Por: Jesús Mora Díaz
“¡Levántate, Lázaro!”, le dijo Jesús al hombre que llevaba cuatro días sepultado. Y la fe, junto al poder de Dios, lo devolvieron a la vida, convirtiéndolo en un testimonio andante de la gloria divina.
Han pasado más de dos mil años desde aquel milagro. Hoy, a miles de kilómetros de la tierra del Nazareno, millones de colombianos claman al unísono: “¡Fuerza, Miguel!” Suplican que se levante, que vuelva a vivir, y que su vida —como la de Lázaro— se convierta en testimonio.
El lamentable atentado contra Miguel Uribe Turbay ha conmocionado al país y, paradójicamente, lo ha unido como pocas veces. Nos recuerda que, antes de ser rojos, verdes o del color político que sea, somos hijos de una misma patria. Colombia entera ora por un milagro. Y ese clamor, convertido en emoción colectiva, lo ha catapultado como líder en intención de voto con un 13,7%, según la encuesta Guarumo.

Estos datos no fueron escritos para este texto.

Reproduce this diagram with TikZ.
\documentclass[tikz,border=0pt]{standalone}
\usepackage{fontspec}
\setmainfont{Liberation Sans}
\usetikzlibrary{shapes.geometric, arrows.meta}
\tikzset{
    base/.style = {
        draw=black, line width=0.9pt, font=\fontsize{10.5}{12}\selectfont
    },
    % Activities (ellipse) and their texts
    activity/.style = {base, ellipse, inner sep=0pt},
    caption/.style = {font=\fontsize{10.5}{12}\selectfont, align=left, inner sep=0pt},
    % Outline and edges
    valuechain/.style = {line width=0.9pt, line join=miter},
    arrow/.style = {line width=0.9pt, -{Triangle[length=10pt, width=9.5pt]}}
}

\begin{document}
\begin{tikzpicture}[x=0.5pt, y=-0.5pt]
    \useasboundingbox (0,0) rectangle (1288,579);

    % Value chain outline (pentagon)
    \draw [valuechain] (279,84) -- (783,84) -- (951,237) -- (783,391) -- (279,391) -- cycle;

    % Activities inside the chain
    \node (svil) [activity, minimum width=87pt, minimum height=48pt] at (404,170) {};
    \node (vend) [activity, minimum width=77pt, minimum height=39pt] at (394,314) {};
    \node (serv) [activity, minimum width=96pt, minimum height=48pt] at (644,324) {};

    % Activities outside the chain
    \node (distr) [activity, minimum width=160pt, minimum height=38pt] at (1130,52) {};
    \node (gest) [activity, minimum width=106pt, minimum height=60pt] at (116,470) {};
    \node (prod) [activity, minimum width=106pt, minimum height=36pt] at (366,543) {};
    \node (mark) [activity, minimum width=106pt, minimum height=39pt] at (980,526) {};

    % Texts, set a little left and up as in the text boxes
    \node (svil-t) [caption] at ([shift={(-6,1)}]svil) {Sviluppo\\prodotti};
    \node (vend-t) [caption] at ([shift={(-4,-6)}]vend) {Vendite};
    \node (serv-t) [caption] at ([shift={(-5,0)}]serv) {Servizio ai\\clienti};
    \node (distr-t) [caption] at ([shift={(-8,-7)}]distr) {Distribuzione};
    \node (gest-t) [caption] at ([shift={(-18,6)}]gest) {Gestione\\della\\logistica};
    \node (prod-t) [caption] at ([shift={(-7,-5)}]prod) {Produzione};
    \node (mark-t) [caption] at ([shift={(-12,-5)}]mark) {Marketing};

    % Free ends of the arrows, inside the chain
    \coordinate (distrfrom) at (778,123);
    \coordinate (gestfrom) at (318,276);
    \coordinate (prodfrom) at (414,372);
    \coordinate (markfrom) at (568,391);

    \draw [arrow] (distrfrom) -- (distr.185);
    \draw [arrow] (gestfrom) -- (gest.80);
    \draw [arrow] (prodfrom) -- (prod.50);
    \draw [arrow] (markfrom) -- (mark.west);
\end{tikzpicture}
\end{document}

Dios quiera que el milagro se repita. Que Miguel se recupere, retome su carrera política y continúe defendiendo sus tesis.
Pero… ¿y si no se levanta? ¿Y si lo hace en condiciones adversas, o en un tiempo que ya no le alcance al calendario electoral? Esas son preguntas que los colombianos debemos hacernos desde ahora.

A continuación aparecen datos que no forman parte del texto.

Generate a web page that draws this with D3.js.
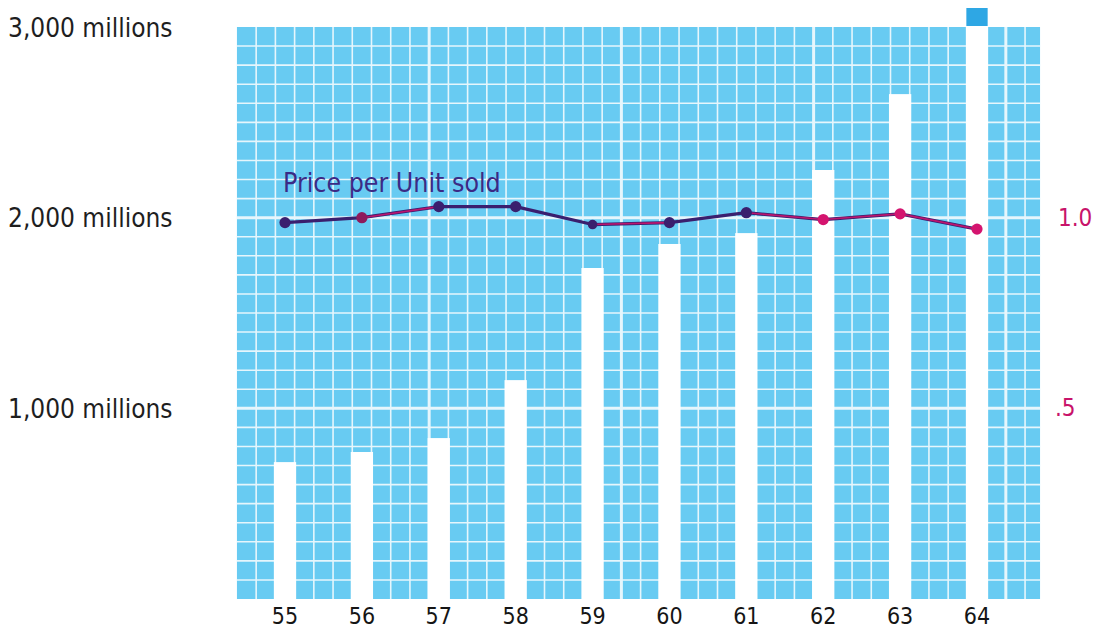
<!DOCTYPE html>
<html>
<head>
<meta charset="utf-8">
<script src="https://cdn.jsdelivr.net/npm/d3@7/dist/d3.min.js"></script>
<style>
  html, body { margin: 0; padding: 0; background: #ffffff; }
  svg { display: block; }
</style>
</head>
<body>
<svg id="chart" width="1093" height="631"></svg>
<script>
// ---- data ----
const years = [55, 56, 57, 58, 59, 60, 61, 62, 63, 64];
const yearLabels = ["55", "56", "57", "58", "59", "60", "61", "62", "63", "64"];
const salesMillions = [718, 771, 844, 1148, 1736, 1862, 1919, 2250, 2648, 3100];
const pricePerUnit = [0.987, 1.000, 1.029, 1.029, 0.982, 0.987, 1.013, 0.995, 1.010, 0.970];
const leftTicks = [1000, 2000, 3000];
const leftTickLabels = ["1,000 millions", "2,000 millions", "3,000 millions"];
const rightTicks = [0.5, 1.0];
const rightTickLabels = [".5", "1.0"];
const seriesTitle = "Price per Unit sold";

// ---- layout ----
const svg = d3.select("#chart");
const FONT = "'DejaVu Sans Condensed', 'DejaVu Sans', sans-serif";

const x = d3.scaleLinear().domain([55, 64]).range([285, 977]);
const y = d3.scaleLinear().domain([0, 3000]).range([599, 27]);
const yR = d3.scaleLinear().domain([0, 1.5]).range([599, 27]);

const panelX0 = x(54.375), panelX1 = x(64.82);
const panelY0 = y(3000), panelY1 = y(0);

// blue panel
svg.append("rect")
  .attr("x", panelX0).attr("y", panelY0)
  .attr("width", panelX1 - panelX0).attr("height", panelY1 - panelY0)
  .attr("fill", "#68cbf2");

const grid = svg.append("g");
// horizontal grid lines every 100 millions
d3.range(100, 3000, 100).forEach(v => {
  const major = v % 1000 === 0;
  grid.append("line")
    .attr("x1", panelX0).attr("x2", panelX1)
    .attr("y1", y(v)).attr("y2", y(v))
    .attr("stroke", "#e6f6fc")
    .attr("stroke-width", major ? 3 : 1.6);
});
// vertical grid lines every quarter year
d3.range(1, 42).forEach(k => {
  const v = 54.375 + 0.25 * k;
  if (x(v) >= panelX1 - 1) return;
  const major = k % 10 === 0;
  grid.append("line")
    .attr("x1", x(v)).attr("x2", x(v))
    .attr("y1", panelY0).attr("y2", panelY1)
    .attr("stroke", "#e6f6fc")
    .attr("stroke-width", major ? 3 : 1.6);
});

// bars
const barW = x(55.29) - x(55);
svg.append("g").selectAll("rect")
  .data(years.map((yr, i) => ({ yr, v: salesMillions[i] })))
  .join("rect")
  .attr("x", d => x(d.yr) - barW / 2)
  .attr("y", d => y(Math.min(d.v, 3000)))
  .attr("width", barW)
  .attr("height", d => y(0) - y(Math.min(d.v, 3000)) + 1)
  .attr("fill", "#ffffff");

// off-scale marker above bars exceeding 3000
svg.append("g").selectAll("rect")
  .data(years.map((yr, i) => ({ yr, v: salesMillions[i] })).filter(d => d.v > 3000))
  .join("rect")
  .attr("x", d => x(d.yr) - barW / 2 + 0.5)
  .attr("y", y(3000) - 19)
  .attr("width", barW - 1)
  .attr("height", 18)
  .attr("fill", "#2ea7e4");

// price line
const pts = years.map((yr, i) => ({ yr, v: pricePerUnit[i], i }));
const line = d3.line().x(d => x(d.yr)).y(d => yR(d.v));
const DARK = "#3a1f6e", MAG = "#d4146f";
svg.append("path").datum(pts).attr("d", line)
  .attr("fill", "none").attr("stroke", DARK).attr("stroke-width", 3.2)
  .attr("stroke-linejoin", "round");
// magenta overprint on some segments
const magSegs = [[1, 2], [4, 5], [6, 7], [7, 8], [8, 9]];
magSegs.forEach(([a, b]) => {
  svg.append("path").datum([pts[a], pts[b]]).attr("d", line)
    .attr("fill", "none").attr("stroke", MAG).attr("stroke-width", 1.6)
    .attr("opacity", 0.85);
});
const ptColor = i => (i >= 7 ? MAG : (i === 1 ? "#8e1a5c" : DARK));
svg.append("g").selectAll("circle").data(pts).join("circle")
  .attr("cx", d => x(d.yr)).attr("cy", d => yR(d.v))
  .attr("r", d => (d.i === 4 ? 4.8 : 5.6))
  .attr("fill", d => ptColor(d.i));

// series title
svg.append("text")
  .attr("x", 283).attr("y", 192)
  .attr("font-family", FONT).attr("font-size", 26.5)
  .attr("fill", "#3b2a85")
  .text(seriesTitle);

// left axis labels
svg.append("g").selectAll("text").data(leftTicks).join("text")
  .attr("x", 8).attr("y", d => y(d) + 2)
  .attr("font-family", FONT).attr("font-size", 26)
  .attr("fill", "#1e1e1e")
  .attr("dominant-baseline", "middle")
  .text((d, i) => leftTickLabels[i]);

// right axis labels
svg.append("g").selectAll("text").data(rightTicks).join("text")
  .attr("x", d => (d === 1 ? 1058 : 1055)).attr("y", d => yR(d) + 1)
  .attr("font-family", FONT).attr("font-size", 24)
  .attr("fill", "#c8136a")
  .attr("dominant-baseline", "middle")
  .text((d, i) => rightTickLabels[i]);

// bottom year labels
svg.append("g").selectAll("text").data(years).join("text")
  .attr("x", d => x(d)).attr("y", 624)
  .attr("text-anchor", "middle")
  .attr("font-family", FONT).attr("font-size", 23)
  .attr("fill", "#151515")
  .text((d, i) => yearLabels[i]);
</script>
</body>
</html>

Lo primero que debemos reconocer es que Miguel esté vivo ya es un milagro. Ha demostrado apego a la vida, determinación y lucha. Sin embargo, nadie sabe cuándo ni cómo podrá levantarse de esa cama. Nadie sabe si podrá regresar al ejercicio político.
¿Y mientras Miguel se recupera, qué pasa?

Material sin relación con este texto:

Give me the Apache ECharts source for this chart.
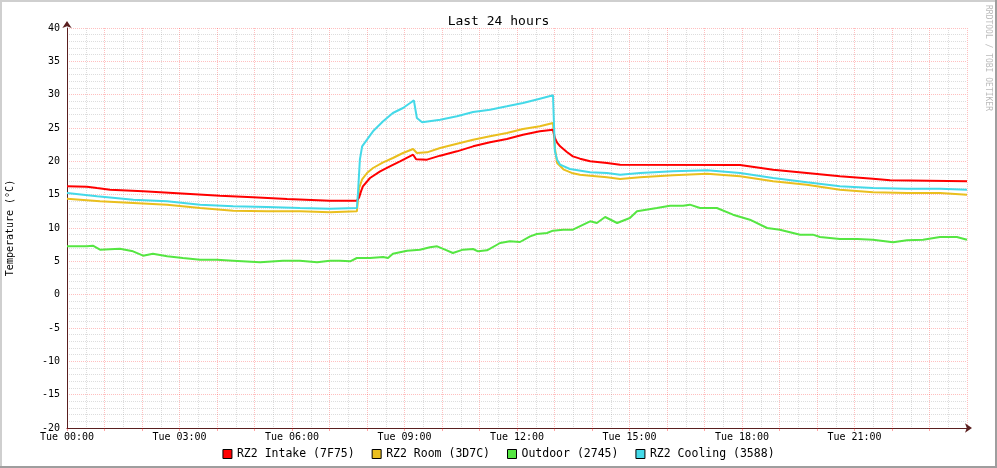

Las banderas del uribismo ondean a media asta como símbolo de respeto. Tanto así que sus compañeros de partido y precandidatos presidenciales —Paloma Valencia, María Fernanda Cabal, Paola Holguín y Andrés Guerra— han pausado por completo sus campañas. Pero mientras eso ocurre, otros sectores avanzan sin piedad en la ruta electoral.
Algunos analistas políticos sugieren que, si Miguel no logra regresar a tiempo, su esposa o su padre podrían capitalizar el sentimiento nacional. Estaríamos ante un episodio similar al que vivió César Gaviria cuando recogió las banderas de Galán. Pero a diferencia de Gaviria, ni Claudia Tarazona ni mucho menos Miguel Uribe (padre) tienen el capital electoral para enfrentar a un candidato oficialista respaldado por toda la maquinaria del poder y un discurso edificado desde el petrismo.
Miguel Uribe no es un uribista de sangre pura
Y si Miguel se levanta y anda, es necesario recordarle a la base del uribismo que él no es un uribista de cuna. Muy distinto a sus compañeros de partido, lo único que comparte con Álvaro Uribe es el apellido.
Sus inicios fueron en el Partido Liberal. En 2012 fue elegido concejal de Bogotá y en 2016 se desempeñó como secretario de Gobierno de Enrique Peñalosa. Más tarde apoyó el “Sí” en el plebiscito de 2016, en clara contradicción con la postura del Centro Democrático. Sin embargo, Uribe Vélez vio en él una figura prometedora y le entregó la cabeza de lista al Senado, donde obtuvo más de 250 mil votos —poco más que María Fernanda Cabal.
¿Miguel realmente tiene todos esos votos?
A simple vista, 250 mil votos son una cifra poderosa, suficiente para perfilarse como presidenciable. Pero la realidad política es otra. Esa votación no refleja un caudal netamente propio. Ser cabeza de lista y contar con el aval directo de Álvaro Uribe arrastra votos del partido, más que personales.
El ejemplo más claro es el de Edward Rodríguez. En 2018, como cabeza de lista del Centro Democrático a la Cámara por Bogotá, obtuvo la votación más alta en la historia de esa corporación: 105.648 votos. Pero en 2022, al lanzarse al Senado sin encabezar la lista, apenas superó los 17 mil votos.
Esto deja claro que ser cabeza de lista sí jala votos, pero muchos de ellos no son propios, sino del partido. Así que, en realidad, el potencial electoral individual de Miguel Uribe no son 250 mil votos. Y si Lázaro no se levanta —o no lo hace a tiempo—, no habrá quién capitalice esa votación con la misma fuerza.
Colombia no puede quedarse a merced de si Lázaro se levanta o no. Debe reaccionar a tiempo y decidir con claridad a quién entregarle la antorcha de la esperanza, antes de que sea demasiado tarde y la horrible noche vuelva a cubrirnos.